2. The system of claim 1 wherein the query comprises a keyword search string.
3. The system of claim 2 wherein the relevancy engine is configured to combine the query with categorical and other indicators, including social indicators, with user specific signals and third party data signals to generate the result specific to the user.
4. The system of claim 1 wherein the search comprises a query that may include keyword search string to derive dynamic search channels that can be generated by at least one of: an automatic process executed by the system, customization input by the user, user engagement with any content originating from a platform executing the search engine.
5. A system of claim 4 wherein the query powering the dynamic channels are defined by the user.
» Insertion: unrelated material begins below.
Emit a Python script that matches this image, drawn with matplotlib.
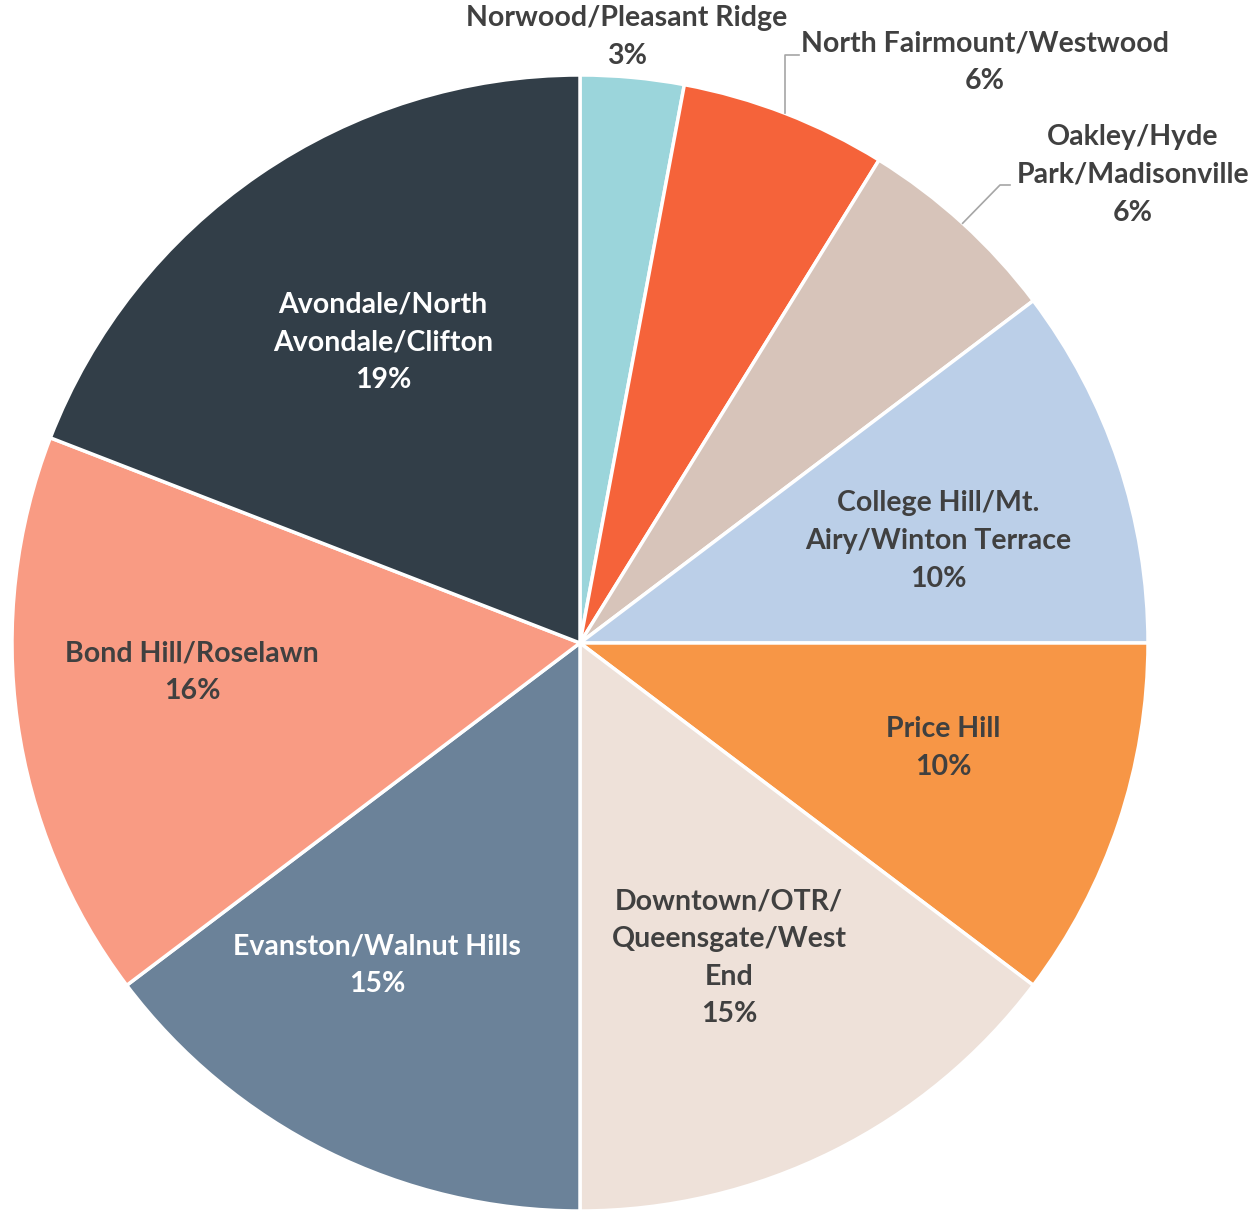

6. The system of claim 1 further comprising a location component determining a location of the user through one of a default means comprising at least one of: application location query or IP address lookup, or direct user input, and wherein the location of the user is processed to generate location specific results.
7. The system of claim 1 further comprising a scheduling component determining time information related to events stored in the event data store and availability of the user, and wherein the time information is processed to generate results, which can be later displayed in multiple representations including map, list, and calendar representations.
8. The system of claim 1 further comprising a social network platform configured to allow the user and one or more users to share information provided by the application.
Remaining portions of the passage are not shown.